# data는 e9t(Lucy Park)님께서 github에 공유해주신 네이버 영화평점 데이터를 사용하였습니다.
# https://github.com/e9t/nsmc

In [1]:
from collections import defaultdict

import torch.nn as nn
import torch
from torch.autograd import Variable
import torch.nn.functional as F
import random
import numpy as np

# data를 읽어옴
def read_txt(path_to_file):
    txt_ls = []
    label_ls = []

    with open(path_to_file) as f:
        for i, line in enumerate(f.readlines()[1:]):
            id_num, txt, label = line.split('\t')
            txt_ls.append(txt)
            label_ls.append(int(label.replace('\n','')))
    return txt_ls, label_ls

## Data loading

In [43]:
from collections import Counter

In [44]:
x_train, y_train = read_txt('../ratings_train.txt')
x_test, y_test = read_txt('../ratings_test.txt')

In [45]:
x_train = [x.split() for x in x_train]
x_test = [x.split() for x in x_test]

In [46]:
x_train[0]

['아', '더빙..', '진짜', '짜증나네요', '목소리']

In [47]:
Counter(y_train)

Counter({0: 75173, 1: 74827})

## SOS EOS 토큰 추가

In [48]:
def add_start_end_token(token_ls):
    sos = '<SOS>'
    eos = '<EOS>'
    
    for tokens in token_ls:
        tokens = [sos] + tokens + [eos] # text
        yield tokens
    

In [49]:
token2idx = defaultdict(lambda : len(token2idx))
pad = token2idx['<PAD>'] #0
sos = token2idx['<SOS>'] #1
eos = token2idx['<EOS>'] #2

In [50]:
x_train = list(add_start_end_token(x_train))
x_test = list(add_start_end_token(x_test))

In [51]:
x_train[0]

['<SOS>', '아', '더빙..', '진짜', '짜증나네요', '목소리', '<EOS>']

## Add Padding

In [52]:
# Sequence Length를 맞추기 위한 padding
def add_padding(token_ls, max_len):
    pad = '<PAD>'
    seq_length_ls = []
    
    for i, tokens in enumerate(token_ls):
        seq_length = len(tokens)
        
        # 짧으면 padding을 추가
        if seq_length < max_len:
            seq_length_ls.append(seq_length)
            token_ls[i] += [pad] * (max_len - seq_length)
        
        # 길이가 길면, max_len까지의 token만 사용
        elif seq_length >= max_len:
            seq_length_ls.append(max_len)
            token_ls[i] = tokens[:max_len]
            
    return token_ls, seq_length_ls


In [53]:
max_sequence_length = 30
x_train, x_train_seq_length = add_padding(x_train, max_sequence_length)
x_test, x_test_seq_length = add_padding(x_test, max_sequence_length)

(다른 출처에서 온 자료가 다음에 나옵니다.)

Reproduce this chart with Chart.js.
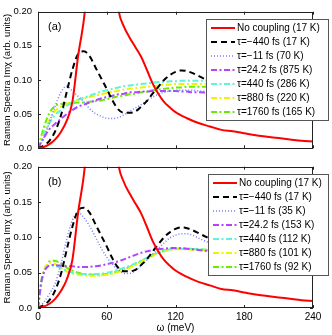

## Converting token to index 

In [54]:
# 단어에 대한 idx 부여
def convert_token_to_idx(token_ls):
     
    for tokens in token_ls:
        yield [token2idx[token] for token in tokens]
    return

In [55]:
x_train = list(convert_token_to_idx(x_train))
x_test = list(convert_token_to_idx(x_test))

idx2token = {val : key for key,val in token2idx.items()}

In [56]:
' '.join([idx2token[x] for x in x_train[0]])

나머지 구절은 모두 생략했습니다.